Below, find the line containing "Emit a LaTeX" and the line containing "rounded corners=30pt, minimum"; reproduce exactly those two and every line between them, omitting pictures.

**STORED ROWS**
============================================================

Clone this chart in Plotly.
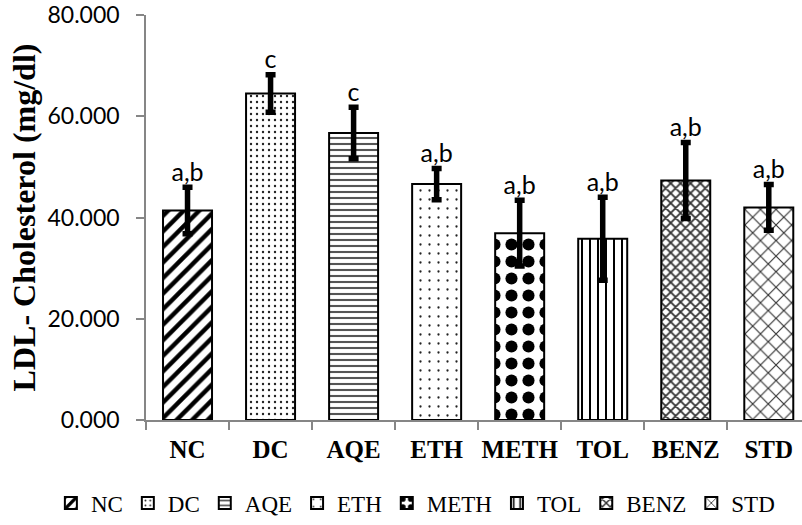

============================================================

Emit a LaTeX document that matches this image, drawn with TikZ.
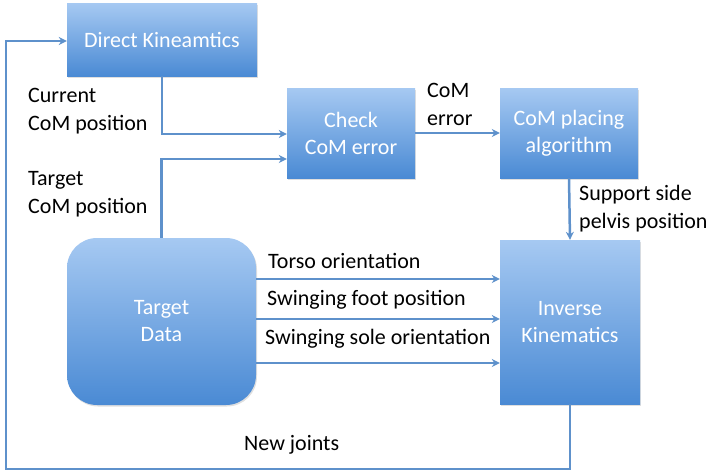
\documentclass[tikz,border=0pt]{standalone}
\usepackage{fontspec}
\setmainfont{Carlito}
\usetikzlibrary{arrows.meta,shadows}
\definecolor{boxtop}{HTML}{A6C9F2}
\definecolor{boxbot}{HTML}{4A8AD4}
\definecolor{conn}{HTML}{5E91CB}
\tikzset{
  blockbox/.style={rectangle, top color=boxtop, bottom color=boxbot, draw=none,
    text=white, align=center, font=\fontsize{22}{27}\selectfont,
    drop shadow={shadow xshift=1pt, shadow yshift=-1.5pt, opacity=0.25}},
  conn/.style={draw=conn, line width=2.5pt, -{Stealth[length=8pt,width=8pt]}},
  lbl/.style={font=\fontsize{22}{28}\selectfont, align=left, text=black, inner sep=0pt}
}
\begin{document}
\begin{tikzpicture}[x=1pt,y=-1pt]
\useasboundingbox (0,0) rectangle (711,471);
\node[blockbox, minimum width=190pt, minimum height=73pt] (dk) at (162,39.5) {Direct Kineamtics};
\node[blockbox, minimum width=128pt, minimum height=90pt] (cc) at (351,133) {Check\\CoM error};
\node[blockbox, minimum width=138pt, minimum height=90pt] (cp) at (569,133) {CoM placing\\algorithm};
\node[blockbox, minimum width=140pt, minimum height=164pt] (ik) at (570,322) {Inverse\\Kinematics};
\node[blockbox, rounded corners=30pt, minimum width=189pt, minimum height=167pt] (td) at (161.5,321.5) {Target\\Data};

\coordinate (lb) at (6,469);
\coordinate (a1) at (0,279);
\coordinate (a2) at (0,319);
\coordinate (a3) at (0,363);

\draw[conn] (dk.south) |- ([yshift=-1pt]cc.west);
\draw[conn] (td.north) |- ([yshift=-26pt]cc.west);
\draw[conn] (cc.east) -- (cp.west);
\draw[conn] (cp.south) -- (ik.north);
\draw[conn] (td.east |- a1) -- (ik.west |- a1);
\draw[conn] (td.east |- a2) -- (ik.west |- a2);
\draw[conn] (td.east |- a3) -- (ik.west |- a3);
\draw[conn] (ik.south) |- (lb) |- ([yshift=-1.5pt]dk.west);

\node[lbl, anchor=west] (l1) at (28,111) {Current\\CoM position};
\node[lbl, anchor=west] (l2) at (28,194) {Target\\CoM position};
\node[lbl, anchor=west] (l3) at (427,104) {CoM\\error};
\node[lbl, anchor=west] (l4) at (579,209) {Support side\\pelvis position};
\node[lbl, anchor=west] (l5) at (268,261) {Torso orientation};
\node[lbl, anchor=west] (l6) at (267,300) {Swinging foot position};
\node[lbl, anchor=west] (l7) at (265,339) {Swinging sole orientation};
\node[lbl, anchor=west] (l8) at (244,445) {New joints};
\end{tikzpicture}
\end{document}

============================================================

**SOLUTION BELOW**
Emit a LaTeX document that matches this image, drawn with TikZ.
\documentclass[tikz,border=0pt]{standalone}
\usepackage{fontspec}
\setmainfont{Carlito}
\usetikzlibrary{arrows.meta,shadows}
\definecolor{boxtop}{HTML}{A6C9F2}
\definecolor{boxbot}{HTML}{4A8AD4}
\definecolor{conn}{HTML}{5E91CB}
\tikzset{
  blockbox/.style={rectangle, top color=boxtop, bottom color=boxbot, draw=none,
    text=white, align=center, font=\fontsize{22}{27}\selectfont,
    drop shadow={shadow xshift=1pt, shadow yshift=-1.5pt, opacity=0.25}},
  conn/.style={draw=conn, line width=2.5pt, -{Stealth[length=8pt,width=8pt]}},
  lbl/.style={font=\fontsize{22}{28}\selectfont, align=left, text=black, inner sep=0pt}
}
\begin{document}
\begin{tikzpicture}[x=1pt,y=-1pt]
\useasboundingbox (0,0) rectangle (711,471);
\node[blockbox, minimum width=190pt, minimum height=73pt] (dk) at (162,39.5) {Direct Kineamtics};
\node[blockbox, minimum width=128pt, minimum height=90pt] (cc) at (351,133) {Check\\CoM error};
\node[blockbox, minimum width=138pt, minimum height=90pt] (cp) at (569,133) {CoM placing\\algorithm};
\node[blockbox, minimum width=140pt, minimum height=164pt] (ik) at (570,322) {Inverse\\Kinematics};
\node[blockbox, rounded corners=30pt, minimum width=189pt, minimum height=167pt] (td) at (161.5,321.5) {Target\\Data};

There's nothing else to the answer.